The fifth chapter of the film explores the art of producing beats and examines the future of the DJ industry. DJ Premier describes the evolution of beat-making throughout the past 30 years and his life as a record producer. DJ Swamp from The Allies explains some of the beats that he has put together and describes how many artists have begun playing vinyl records that are made specifically for turntablist and battle DJs.

Doug Pray then goes to the 2000 NAMM Show in Los Angeles, California. There they conduct a series of interviews that mostly aim at describing the optimistic future of the industry.

The chapter closes by describing the influence that the Invisibl Skratch Piklz has had on the industry.

=== Full circle ===

The final chapter of the film reviews the goals and aspirations of some of the most recognized DJs in the industry and what they hope to achieve via the distribution of their music. DJ QBert explains his understanding of the interconnectedness of the human race and how his “destiny” is to better the lives of others through his music. Grand Mixer DXT describes how good he feels about being the role model of so many DJs. Mix Master Mike states that his goal is to show the world that there’s “something really cool out there, you know, something different.” The film ends with Z-Trip and Cut Chemist performing together side by side on four turntables.

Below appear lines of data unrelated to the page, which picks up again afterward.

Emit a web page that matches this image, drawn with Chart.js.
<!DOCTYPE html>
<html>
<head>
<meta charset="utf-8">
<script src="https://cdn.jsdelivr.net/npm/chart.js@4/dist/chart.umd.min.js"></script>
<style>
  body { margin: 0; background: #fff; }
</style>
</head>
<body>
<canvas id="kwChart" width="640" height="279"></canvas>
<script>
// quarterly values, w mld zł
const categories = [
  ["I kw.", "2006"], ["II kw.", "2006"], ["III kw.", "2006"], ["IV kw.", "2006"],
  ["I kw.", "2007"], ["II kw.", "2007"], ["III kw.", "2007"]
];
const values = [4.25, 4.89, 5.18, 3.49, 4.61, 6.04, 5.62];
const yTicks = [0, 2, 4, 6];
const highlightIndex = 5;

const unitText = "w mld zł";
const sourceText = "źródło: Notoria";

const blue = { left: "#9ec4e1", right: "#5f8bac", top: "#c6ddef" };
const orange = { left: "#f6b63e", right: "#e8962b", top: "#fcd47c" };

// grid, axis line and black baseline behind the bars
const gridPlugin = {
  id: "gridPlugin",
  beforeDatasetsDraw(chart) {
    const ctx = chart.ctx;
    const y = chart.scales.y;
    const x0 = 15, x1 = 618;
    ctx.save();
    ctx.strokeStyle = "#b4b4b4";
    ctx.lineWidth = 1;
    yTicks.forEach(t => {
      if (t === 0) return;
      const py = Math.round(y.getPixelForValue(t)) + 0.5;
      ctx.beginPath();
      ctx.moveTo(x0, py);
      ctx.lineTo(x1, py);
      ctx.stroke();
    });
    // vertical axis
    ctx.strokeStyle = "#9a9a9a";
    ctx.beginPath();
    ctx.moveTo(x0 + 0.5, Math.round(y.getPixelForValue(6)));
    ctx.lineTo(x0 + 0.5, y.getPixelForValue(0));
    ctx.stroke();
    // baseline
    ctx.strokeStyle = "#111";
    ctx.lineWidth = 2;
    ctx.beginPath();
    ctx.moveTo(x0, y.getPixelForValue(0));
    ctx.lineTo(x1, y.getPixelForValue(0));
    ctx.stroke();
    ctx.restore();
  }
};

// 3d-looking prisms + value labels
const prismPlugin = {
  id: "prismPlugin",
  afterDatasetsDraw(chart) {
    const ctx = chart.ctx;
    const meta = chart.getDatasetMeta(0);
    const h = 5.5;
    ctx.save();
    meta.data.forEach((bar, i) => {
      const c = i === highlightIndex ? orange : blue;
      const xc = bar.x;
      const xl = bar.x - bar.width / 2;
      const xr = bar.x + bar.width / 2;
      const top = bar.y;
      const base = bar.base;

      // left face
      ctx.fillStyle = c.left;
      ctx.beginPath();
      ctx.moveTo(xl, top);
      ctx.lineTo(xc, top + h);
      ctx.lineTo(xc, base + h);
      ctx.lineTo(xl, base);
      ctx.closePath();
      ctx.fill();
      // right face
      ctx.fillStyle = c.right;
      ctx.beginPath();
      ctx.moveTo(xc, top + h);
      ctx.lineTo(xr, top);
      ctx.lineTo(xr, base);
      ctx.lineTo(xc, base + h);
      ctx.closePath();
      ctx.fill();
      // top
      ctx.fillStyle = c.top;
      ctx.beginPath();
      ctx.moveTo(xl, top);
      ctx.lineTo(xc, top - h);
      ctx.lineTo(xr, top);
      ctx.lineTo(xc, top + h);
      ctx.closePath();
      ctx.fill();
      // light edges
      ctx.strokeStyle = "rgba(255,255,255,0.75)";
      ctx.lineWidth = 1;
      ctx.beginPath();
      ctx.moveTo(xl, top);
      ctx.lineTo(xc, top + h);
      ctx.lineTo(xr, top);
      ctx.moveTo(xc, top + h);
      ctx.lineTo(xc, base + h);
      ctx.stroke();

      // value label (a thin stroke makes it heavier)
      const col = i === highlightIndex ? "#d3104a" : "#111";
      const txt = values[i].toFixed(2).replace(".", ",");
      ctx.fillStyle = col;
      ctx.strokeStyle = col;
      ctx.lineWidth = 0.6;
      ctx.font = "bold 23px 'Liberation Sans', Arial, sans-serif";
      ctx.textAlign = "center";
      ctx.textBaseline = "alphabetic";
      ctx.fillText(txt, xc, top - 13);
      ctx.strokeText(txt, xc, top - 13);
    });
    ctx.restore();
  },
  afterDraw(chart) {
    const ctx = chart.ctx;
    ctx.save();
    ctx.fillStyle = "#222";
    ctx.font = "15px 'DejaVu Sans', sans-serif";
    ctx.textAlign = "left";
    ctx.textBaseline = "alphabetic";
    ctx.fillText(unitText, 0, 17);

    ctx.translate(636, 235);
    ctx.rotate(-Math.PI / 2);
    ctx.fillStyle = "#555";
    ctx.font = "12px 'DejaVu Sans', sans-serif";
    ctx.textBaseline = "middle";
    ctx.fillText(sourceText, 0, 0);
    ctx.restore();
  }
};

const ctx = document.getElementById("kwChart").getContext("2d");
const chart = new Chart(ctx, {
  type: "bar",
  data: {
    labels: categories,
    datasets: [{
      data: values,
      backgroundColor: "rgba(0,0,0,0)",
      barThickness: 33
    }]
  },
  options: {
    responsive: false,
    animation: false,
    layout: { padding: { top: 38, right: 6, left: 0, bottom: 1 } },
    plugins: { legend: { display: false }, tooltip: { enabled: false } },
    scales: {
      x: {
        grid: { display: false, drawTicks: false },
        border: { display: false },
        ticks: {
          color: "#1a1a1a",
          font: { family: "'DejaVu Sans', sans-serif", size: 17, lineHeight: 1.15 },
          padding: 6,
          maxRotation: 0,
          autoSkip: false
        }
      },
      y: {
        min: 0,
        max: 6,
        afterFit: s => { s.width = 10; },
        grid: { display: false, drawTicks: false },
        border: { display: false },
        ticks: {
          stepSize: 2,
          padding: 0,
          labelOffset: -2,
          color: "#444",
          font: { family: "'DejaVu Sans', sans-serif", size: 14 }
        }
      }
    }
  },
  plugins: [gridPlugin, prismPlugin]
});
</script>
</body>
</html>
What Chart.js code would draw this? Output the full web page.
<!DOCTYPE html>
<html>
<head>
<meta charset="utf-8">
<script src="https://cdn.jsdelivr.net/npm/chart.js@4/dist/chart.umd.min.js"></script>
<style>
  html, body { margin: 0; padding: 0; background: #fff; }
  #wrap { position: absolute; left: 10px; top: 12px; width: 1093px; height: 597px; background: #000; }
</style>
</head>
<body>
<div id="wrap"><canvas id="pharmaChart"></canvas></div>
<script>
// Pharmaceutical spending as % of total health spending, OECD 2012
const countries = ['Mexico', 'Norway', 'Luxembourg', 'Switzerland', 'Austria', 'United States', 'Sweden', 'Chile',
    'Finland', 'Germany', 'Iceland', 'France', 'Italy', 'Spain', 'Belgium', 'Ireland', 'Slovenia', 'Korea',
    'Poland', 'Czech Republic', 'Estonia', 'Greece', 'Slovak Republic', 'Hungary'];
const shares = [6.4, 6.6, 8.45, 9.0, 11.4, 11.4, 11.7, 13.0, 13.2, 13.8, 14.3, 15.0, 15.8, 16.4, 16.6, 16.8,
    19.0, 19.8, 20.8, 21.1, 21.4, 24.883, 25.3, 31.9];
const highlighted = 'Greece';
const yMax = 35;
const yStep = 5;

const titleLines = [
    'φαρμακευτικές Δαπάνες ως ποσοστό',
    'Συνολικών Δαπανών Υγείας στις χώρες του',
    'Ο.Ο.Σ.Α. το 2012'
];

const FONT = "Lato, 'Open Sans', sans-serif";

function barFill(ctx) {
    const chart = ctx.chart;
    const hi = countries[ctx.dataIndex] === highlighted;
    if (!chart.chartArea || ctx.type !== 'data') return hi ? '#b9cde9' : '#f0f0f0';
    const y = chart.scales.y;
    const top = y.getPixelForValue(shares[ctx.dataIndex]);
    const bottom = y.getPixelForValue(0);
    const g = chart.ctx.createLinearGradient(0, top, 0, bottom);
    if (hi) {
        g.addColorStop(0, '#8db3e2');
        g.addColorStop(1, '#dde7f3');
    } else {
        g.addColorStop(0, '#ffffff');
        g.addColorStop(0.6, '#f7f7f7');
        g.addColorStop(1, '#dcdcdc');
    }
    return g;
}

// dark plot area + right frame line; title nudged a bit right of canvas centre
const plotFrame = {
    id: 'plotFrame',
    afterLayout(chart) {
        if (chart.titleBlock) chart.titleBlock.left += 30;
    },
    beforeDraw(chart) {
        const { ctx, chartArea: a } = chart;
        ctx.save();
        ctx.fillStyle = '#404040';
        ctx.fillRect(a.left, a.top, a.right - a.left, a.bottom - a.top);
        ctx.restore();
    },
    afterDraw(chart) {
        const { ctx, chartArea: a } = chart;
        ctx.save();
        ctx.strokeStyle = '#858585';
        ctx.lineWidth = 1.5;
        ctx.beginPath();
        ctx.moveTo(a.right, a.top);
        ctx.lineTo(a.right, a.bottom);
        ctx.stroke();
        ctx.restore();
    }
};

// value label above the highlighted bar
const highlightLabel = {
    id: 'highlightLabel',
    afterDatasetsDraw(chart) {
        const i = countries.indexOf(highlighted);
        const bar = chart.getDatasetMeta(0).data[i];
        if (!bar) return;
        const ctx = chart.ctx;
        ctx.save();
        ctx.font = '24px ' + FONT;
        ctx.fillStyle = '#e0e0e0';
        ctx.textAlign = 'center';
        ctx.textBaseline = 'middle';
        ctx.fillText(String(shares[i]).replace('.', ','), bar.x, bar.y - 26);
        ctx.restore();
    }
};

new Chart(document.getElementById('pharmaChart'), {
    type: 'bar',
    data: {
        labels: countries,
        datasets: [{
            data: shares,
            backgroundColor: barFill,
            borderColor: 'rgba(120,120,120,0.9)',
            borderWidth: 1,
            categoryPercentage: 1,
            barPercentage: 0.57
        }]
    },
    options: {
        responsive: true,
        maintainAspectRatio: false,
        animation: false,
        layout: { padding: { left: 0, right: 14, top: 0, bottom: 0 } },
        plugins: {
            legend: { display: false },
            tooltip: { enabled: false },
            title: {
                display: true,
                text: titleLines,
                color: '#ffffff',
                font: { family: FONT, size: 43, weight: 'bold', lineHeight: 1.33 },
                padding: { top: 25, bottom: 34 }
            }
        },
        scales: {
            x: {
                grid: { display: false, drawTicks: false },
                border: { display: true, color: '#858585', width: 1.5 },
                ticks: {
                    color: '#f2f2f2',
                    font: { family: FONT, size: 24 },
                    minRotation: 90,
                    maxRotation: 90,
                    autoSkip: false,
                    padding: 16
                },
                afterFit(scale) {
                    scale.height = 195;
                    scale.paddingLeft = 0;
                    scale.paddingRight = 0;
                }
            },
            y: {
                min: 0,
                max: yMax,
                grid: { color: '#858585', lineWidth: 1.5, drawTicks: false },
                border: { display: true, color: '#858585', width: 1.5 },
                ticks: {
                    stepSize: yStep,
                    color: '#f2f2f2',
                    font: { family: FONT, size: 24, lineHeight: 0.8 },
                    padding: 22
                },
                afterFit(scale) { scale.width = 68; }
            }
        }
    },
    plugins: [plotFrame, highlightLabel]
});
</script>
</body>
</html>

This is also known as a 2 x 4 performance.

== Interviews ==
Interviews include:

- Grand Wizard Theodore
- Mix Master Mike
- The X-ecutioners (Rob Swift, Total Eclipse, Roc Raida, Mista Sinista)
- John Carluccio
- Afrika Bambaataa
- Grand Mixer DXT
- Grand Master Flash
- Steinski
- DJ Qbert
- DJ Flare
- DJ Babu
- Steve Dee
- DJ Craze
- Christe Z Pabon
- Jon Bernson
- DJ Premier
- Z-Trip
- DJ Jazzy Jay
- Electric Boogabos
- Almighty Kay Gee, MC with the Cold Crush Brothers
- Kevie Kev and Dot A Rock, MC with Fantastic Freaks
- Naut Humon
- DJ Marz, DJ Quest, DJ Cue, and Eddie Def, Bullet Proof Scratch Masters
- Billy Jam
- Dave Paul
- Mike Relm
- Madlib
- Apollo
- Melo-D
- DJ Faust and Shortee
- Feedback
- Klever
- DJ Cruise
- Jay Slim
- Snayk Eyez
- Cut Chemist
- DJ Nu-Mark
- Dilated Peoples
- DJ Shadow
- DJ Swamp
- DJ Streak
- DJ Krush
- Swift Rock
- Mark Herlitly
- Doze Green

== Direction ==
Doug Pray didn’t know much about hip-hop DJs before making Scratch. He decided to make the movie after meeting Mix Master Mike.

== Production ==
Scratch was produced by Brad Blondheim and Ernest Meza, co-produced by Heidi Rataj and executive produced by Allen and Albert Hughes. It was shot in 16mm film by Robert Porter Bennett.

== Awards ==
Scratch had its world premiere at the Sundance Film Festival in 2001 and was nominated for an Independent Spirit Award by the Independent Feature Project (IFP). In 2002, it was released in theaters nationwide by Palm Pictures, distributed internationally by Intermedia Films. After its release, the film inspired two world tours of top DJs, and a performance movie named Scratch: All the way live (also directed by Doug Pray and produced by Brad Blondheim).

== Critical reception ==
Scratch was released to near-universal critical praise, with 93% "Fresh" on Rotten Tomatoes. Stephen Holden in The New York Times wrote that, "Watching D.J. Qbert, a leading hip-hop musician from the San Francisco Bay Area, manipulate two turntables with one hand and a sound mixer known as a fader with the other to create a sizzling polyrhythmic landscape of sound effects is not unlike watching the fingers of a great jazz or concert pianist fly across the keyboard." He also called the film "exhilarating."

The Los Angeles Times said, "Scratch does what a fine documentary does best: It extends a warm invitation into an unfamiliar world, then illuminates it fully and allows the larger implications of the journey to sink in unobtrusively ... [Scratch is] a highly entertaining and encouraging documentary."

Ain't It Cool News listed it as one of the Top 5 Films of the Year and wrote, "Scratch is like having a camera there when Robert Johnson went down to the crossroads. It's like having a camera there when BB or Miles played their first show. It's a record of living history - a very important history and don't let anyone, anyone, tell you otherwise ... Scratch is so strong ... it's beautiful and utterly, knowingly true. And that's about the most impossible thing to do on-screen ... I can't celebrate this film enough."